En la Universidad se decía que el catalán era un dialecto condenado a desaparecer como durante la dictadura de Primo de Rivera. Mientras estudiaba Filología, pues, se apuntó a las clases clandestinas de los Estudis Universitaris Catalans. Las asignaturas se impartían en el domicilio particular de los profesores y cada clase reunía entre 14 y 25 alumnos.
A través de este ambiente, que obligaba a celebrar el Sant Jordi a escondidas en la casa que Puig i Cadafalch tenía en la calle Provença, Carbonell accedió al Institut d'Estudis Catalans, en el cual trabajó de secretario de la Secció Filològica. Este instituto es el único organismo oficial del Estado que no le hizo nunca la pelota al franquismo.

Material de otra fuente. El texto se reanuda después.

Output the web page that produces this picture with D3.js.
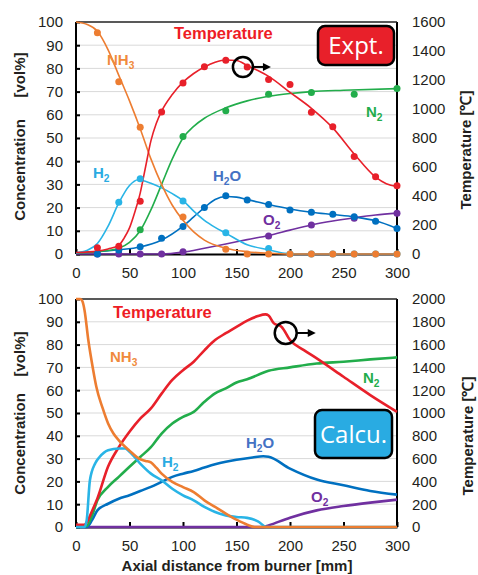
<!DOCTYPE html>
<html>
<head>
<meta charset="utf-8">
<script src="https://cdn.jsdelivr.net/npm/d3@7"></script>
<style>
  body { margin: 0; background: #fff; }
  text { font-family: "Liberation Sans", Arial, sans-serif; }
</style>
</head>
<body>
<svg class="viz" width="478" height="575"></svg>
<script>
// ---- data ----
var xTicks = [0, 50, 100, 150, 200, 250, 300];
var concTicks = [0, 10, 20, 30, 40, 50, 60, 70, 80, 90, 100];
var tempTicksTop = [0, 200, 400, 600, 800, 1000, 1200, 1400, 1600];
var tempTicksBot = [0, 200, 400, 600, 800, 1000, 1200, 1400, 1600, 1800, 2000];

// experiment: measured points
var exptX    = [20, 40, 60, 80, 100, 120, 140, 160, 180, 200, 220, 240, 260, 280, 300];
var exptNH3  = [95.4, 74.2, 54.6, null, 16, null, 2.1, 0, 0, 0, 0, 0, 0, 0, 0];
var exptH2   = [null, 22.3, 32.4, null, 22.8, null, 9.2, null, 2.4, 0, 0, 0, 0, 0, 0];
var exptN2   = [null, null, 10.5, null, 50.7, null, 61.7, null, 68.9, null, 69.6, null, 68.9, null, 71.3];
var exptH2O  = [0, 1.7, 3.1, 6.8, 11.8, 20, 25.1, 23.3, 21.3, 19, 18, 17.1, 16.1, 14.1, 11];
var exptO2   = [0, 0, 0, 0, 1, null, null, null, 7.8, null, 12.5, null, 15.4, null, 17.6];
var exptTemp = [43, 54, 364, 980, 1180, 1291, 1337, 1289, 1203, 1169, 977, 878, 673, 533, 470];

// experiment: fitted curves [x, value]
var fitNH3 = [[0,100],[10,99],[20,96],[30,88],[40,77],[50,66],[60,54],[70,41],[80,30],[90,21],[100,14.5],[110,9.5],[120,6],[140,2.5],[160,1],[180,0.3],[200,0],[300,0]];
var fitH2  = [[0,0.5],[10,1.5],[20,4.5],[30,12],[40,22],[50,29.5],[58,32],[70,30.5],[80,28.5],[90,26],[100,23],[110,18.5],[120,14.5],[130,11.5],[140,9],[160,4],[180,1.8],[195,0.3],[210,0],[300,0]];
var fitN2  = [[0,0.5],[20,1],[40,2.5],[50,5],[60,10],[70,19],[80,30],[90,41],[100,50],[110,55],[120,58.5],[140,63],[160,66],[180,68],[200,69.2],[220,70],[250,70.6],[300,71.3]];
var fitH2O = [[0,0.5],[20,1],[40,1.8],[60,3],[80,6],[100,12],[110,16],[120,20],[130,23.5],[140,24.8],[150,24.5],[160,23.5],[180,21.3],[200,19.4],[220,18],[240,17],[260,16],[280,14.3],[300,11]];
var fitO2  = [[0,0],[80,0],[100,0.8],[120,2.5],[140,4.3],[160,6.2],[180,8],[200,10.3],[220,12.5],[240,14.2],[260,15.6],[280,16.8],[300,17.6]];
var fitTemp = [[0,10],[20,20],[30,35],[40,60],[45,110],[50,180],[55,290],[60,420],[65,600],[70,780],[75,900],[80,985],[90,1100],[100,1185],[110,1245],[120,1290],[130,1322],[140,1338],[150,1335],[160,1300],[170,1265],[180,1225],[200,1115],[220,1005],[240,870],[260,690],[280,530],[290,485],[300,465]];

// calculation curves [x, value]
var calcNH3 = [[0,100],[4,100],[6,99],[8,95],[11.5,82],[16,69],[19,61.5],[25,52],[30,45.4],[35,41],[40,38],[50,33.5],[60,29.7],[65,29],[70,28.3],[75,26],[80,23.4],[90,19.8],[100,17.5],[110,15.3],[120,11.7],[130,8.8],[140,5.9],[150,3.2],[160,1],[167,0],[300,0]];
var calcH2  = [[0,0],[8,0],[10,3],[13,20.5],[18,28],[22,30.7],[30,33.7],[40,34.4],[46,34.4],[50,33],[60,27.8],[70,23.4],[80,20.5],[90,16.8],[100,13.9],[110,11.7],[120,8.8],[130,6.6],[140,5.1],[150,4.4],[160,4],[170,2.5],[178,0],[300,0]];
var calcN2  = [[0,0],[10,0.5],[15,5],[20,11.7],[30,17.6],[40,22],[50,26.4],[60,30.7],[70,35],[80,41],[90,45.4],[100,48.3],[110,50.5],[120,54.9],[130,58.6],[140,60.8],[150,63.4],[160,64.8],[180,68.5],[200,70],[225,71.7],[250,72.5],[275,73.5],[300,74.4]];
var calcH2O = [[0,0],[10,0],[15,3],[20,7.3],[30,10.2],[40,12.4],[50,13.9],[60,15.8],[70,17.6],[80,19.8],[90,22],[100,23.4],[110,24.6],[120,26.1],[130,27.5],[140,28.6],[150,29.5],[165,30.5],[175,31],[180,30.8],[200,25.6],[225,20.8],[250,18.3],[275,15.8],[300,14.2]];
var calcO2  = [[0,0],[175,0],[180,0.7],[200,4.1],[225,7.3],[250,9.2],[275,10.7],[300,12]];
var calcTemp = [[0,20],[8,20],[10,40],[15,140],[20,250],[30,530],[40,700],[50,835],[60,950],[70,1040],[80,1170],[90,1290],[100,1375],[110,1450],[120,1550],[130,1640],[140,1700],[150,1756],[160,1810],[170,1850],[177,1865],[180,1855],[185,1786],[192,1757],[200,1640],[213,1552],[225,1479],[250,1318],[275,1157],[300,1010]];

var col = {
  NH3: "#ED7D31", H2: "#29B4E6", N2: "#22AD4B", H2O: "#0070C0", O2: "#7030A0", T: "#E8202A"
};

var svg = d3.select(".viz");
var left = 76, right = 397;

var x = d3.scaleLinear().domain([0, 300]).range([left, right]);

// ---- one panel ----
var panel = function(top, bottom, tMax, tTicks) {
  var y = d3.scaleLinear().domain([0, 100]).range([bottom, top]);
  var yT = d3.scaleLinear().domain([0, tMax]).range([bottom, top]);
  var g = svg.append("g");

  // gridlines
  g.selectAll(".grid").data(concTicks.slice(1, -1)).enter().append("line")
    .attr("x1", left).attr("x2", right)
    .attr("y1", function(d) { return y(d); }).attr("y2", function(d) { return y(d); })
    .style("stroke", "#d9d9d9").style("stroke-width", "1px");

  var ax = g.append("g").attr("transform", "translate(0," + bottom + ")")
    .call(d3.axisBottom(x).tickValues(xTicks).tickSizeInner(-5).tickSizeOuter(0).tickPadding(13));
  var ay = g.append("g").attr("transform", "translate(" + left + ",0)")
    .call(d3.axisLeft(y).tickValues(concTicks).tickSizeInner(-4).tickSizeOuter(0).tickPadding(13));
  var ar = g.append("g").attr("transform", "translate(" + right + ",0)")
    .call(d3.axisRight(yT).tickValues(tTicks).tickFormat(d3.format("d")).tickSize(0).tickPadding(15));
  [ax, ay, ar].forEach(function(a) {
    a.selectAll("path, line").style("stroke", "#000").style("stroke-width", "2px");
    a.selectAll("text").style("font-size", "15px").style("fill", "#231f20")
      .style("font-family", "Liberation Sans, Arial, sans-serif");
  });
  ay.select(".domain").remove();
  ar.select(".domain").remove();
  g.append("line").attr("x1", left).attr("x2", left).attr("y1", top).attr("y2", bottom)
    .style("stroke", "#000").style("stroke-width", "2px");
  g.append("line").attr("x1", right).attr("x2", right).attr("y1", top).attr("y2", bottom)
    .style("stroke", "#000").style("stroke-width", "2px");
  g.append("line").attr("x1", left).attr("x2", right).attr("y1", top).attr("y2", top)
    .style("stroke", "#222").style("stroke-width", "1.5px");

  return { g: g, y: y, yT: yT };
};

var drawLine = function(g, pts, scale, color, w) {
  var line = d3.line()
    .x(function(d) { return x(d[0]); })
    .y(function(d) { return scale(d[1]); })
    .curve(d3.curveMonotoneX);
  g.append("path").datum(pts).attr("d", line)
    .style("fill", "none").style("stroke", color).style("stroke-width", w + "px")
    .style("stroke-linejoin", "round");
};

var drawDots = function(g, vals, scale, color) {
  var pts = exptX.map(function(v, i) { return [v, vals[i]]; })
    .filter(function(d) { return d[1] !== null; });
  g.selectAll(null).data(pts).enter().append("circle")
    .attr("cx", function(d) { return x(d[0]); })
    .attr("cy", function(d) { return scale(d[1]); })
    .attr("r", 3.5)
    .attr("fill", color);
};

var label = function(txt, sub, after, px, py, color, size) {
  var t = svg.append("text").attr("x", px).attr("y", py)
    .style("font-size", size + "px").style("font-weight", "bold").style("fill", color);
  t.append("tspan").text(txt);
  if (sub) {
    t.append("tspan").text(sub).attr("dy", 4).style("font-size", (size * 0.68) + "px");
    if (after) t.append("tspan").text(after).attr("dy", -4);
  }
};

var circleArrow = function(cx, cy, r, len) {
  svg.append("circle").attr("cx", cx).attr("cy", cy).attr("r", r)
    .style("fill", "none").style("stroke", "#000").style("stroke-width", "2.5px");
  svg.append("line").attr("x1", cx + r).attr("x2", cx + r + len - 6).attr("y1", cy).attr("y2", cy)
    .style("stroke", "#000").style("stroke-width", "2px");
  svg.append("path")
    .attr("d", "M" + (cx + r + len) + "," + cy + "L" + (cx + r + len - 8) + "," + (cy - 4) + "L" + (cx + r + len - 8) + "," + (cy + 4) + "Z")
    .style("fill", "#000");
};

var tag = function(txt, x0, y0, w, h, fill, size) {
  svg.append("rect").attr("x", x0).attr("y", y0).attr("width", w).attr("height", h)
    .attr("rx", 7).style("fill", fill).style("stroke", "#000").style("stroke-width", "2.5px");
  svg.append("text").attr("x", x0 + w / 2).attr("y", y0 + h / 2 + size * 0.36)
    .attr("text-anchor", "middle").text(txt)
    .style("font-family", "Open Sans, Noto Sans, sans-serif")
    .style("font-size", size + "px").style("fill", "#fff");
};

// ---- top panel: experiment ----
var p1 = panel(22, 254, 1600, tempTicksTop);
drawLine(p1.g, fitO2, p1.y, col.O2, 1.6);
drawLine(p1.g, fitH2O, p1.y, col.H2O, 1.6);
drawLine(p1.g, fitN2, p1.y, col.N2, 1.6);
drawLine(p1.g, fitH2, p1.y, col.H2, 1.6);
drawLine(p1.g, fitNH3, p1.y, col.NH3, 1.6);
drawLine(p1.g, fitTemp, p1.yT, col.T, 1.6);
drawDots(p1.g, exptO2, p1.y, col.O2);
drawDots(p1.g, exptH2O, p1.y, col.H2O);
drawDots(p1.g, exptN2, p1.y, col.N2);
drawDots(p1.g, exptH2, p1.y, col.H2);
drawDots(p1.g, exptNH3, p1.y, col.NH3);
drawDots(p1.g, exptTemp, p1.yT, col.T);

// ---- bottom panel: calculation ----
var p2 = panel(299, 527, 2000, tempTicksBot);
drawLine(p2.g, calcO2, p2.y, col.O2, 2.6);
drawLine(p2.g, calcH2O, p2.y, col.H2O, 2.6);
drawLine(p2.g, calcN2, p2.y, col.N2, 2.6);
drawLine(p2.g, calcTemp, p2.yT, col.T, 2.6);
drawLine(p2.g, calcH2, p2.y, col.H2, 2.6);
drawLine(p2.g, calcNH3, p2.y, col.NH3, 2.6);

// ---- annotations ----
label("Temperature", null, null, 174, 39, "#EE1C25", 16.5);
label("NH", "3", null, 107, 65, "#F08A3C", 15);
label("N", "2", null, 366, 117, "#22AD4B", 15);
label("H", "2", null, 93, 178, "#29ABE2", 15);
label("H", "2", "O", 213, 181, "#4472C4", 15);
label("O", "2", null, 263, 225, "#7030A0", 15);

label("Temperature", null, null, 113, 318, "#EE1C25", 16.5);
label("NH", "3", null, 110, 362, "#F08A3C", 15);
label("H", "2", null, 162, 467, "#29ABE2", 15);
label("N", "2", null, 363, 383, "#22AD4B", 15);
label("H", "2", "O", 246, 448, "#4472C4", 15);
label("O", "2", null, 311, 502, "#7030A0", 15);

tag("Expt.", 318, 26, 76, 39, "#E8202A", 24);
tag("Calcu.", 315, 410, 77, 48, "#29ABE2", 24);

circleArrow(x(156), p1.yT(1290), 10, 18);
circleArrow(x(196), p2.yT(1702), 11, 19);

// ---- axis titles ----
var vTitle = function(txt, cx, cy) {
  svg.append("text").attr("transform", "translate(" + cx + "," + cy + ") rotate(-90)")
    .attr("text-anchor", "middle").text(txt)
    .style("font-size", "15px").style("font-weight", "bold").style("fill", "#231f20");
};
vTitle("Concentration", 25, 170);
vTitle("[vol%]", 25, 75);
vTitle("Concentration", 25, 444);
vTitle("[vol%]", 25, 354);
vTitle("Temperature [℃]", 471, 150);
vTitle("Temperature [℃]", 473, 436);

svg.append("text").attr("x", 237).attr("y", 571).attr("text-anchor", "middle")
  .text("Axial distance from burner [mm]")
  .style("font-size", "15px").style("font-weight", "bold").style("fill", "#231f20");
</script>
</body>
</html>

La vida profesional de Carbonell, no fue fácil. Catedrático de la Universidad de Cagliari y lector de catalán en la de Liverpool, en 1972 se encontró con cuatro hijos y sin trabajo después de ser expulsado de la Universidad Autónoma. En 1974 todavía fue encarcelado en la sección psiquiátrica de la Modelo por negarse a hablar a la policía en castellano.
Dicen que uno de los motivos que le dieron a Jordi Pujol para denegarle la apertura de una delegación de Banca Catalana en Madrid fue que su banco servía para dar trabajo a gente como Carbonell. Durante la Transición fue miembro de la Assemblea de Catalunya y defendió posiciones rupturistas. En la primera manifestación del 11 de Setembre dijo una frase que se ha hecho famosa y que resume la psicología miedosa y falsamente pragmàtica del país: "Que la prudencia no nos haga traidores".
Después del fracaso de Nacionalistes d'Esquerres, en 1992 entró en ERC y en 1996 se convirtió en presidente del partido que hoy lidera Oriol Junqueras. En el 2010 presentó sus memorias, tituladas Entre l'amor i la lluita. Aunque el ambiente sea más pacífico, a menudo pienso que todavía estamos así. Sin figuras como Carbonell, que murió hace unos días, Catalunya no habría conseguido pasar el puente estrecho de los años cuarenta y cincuenta, y ni Arrimadas, ni García Albiol, ni el resto de respresentantes políticos del país que se oponen a la autodeterminación serían diputados del Parlament, porque el Parlament no existiría.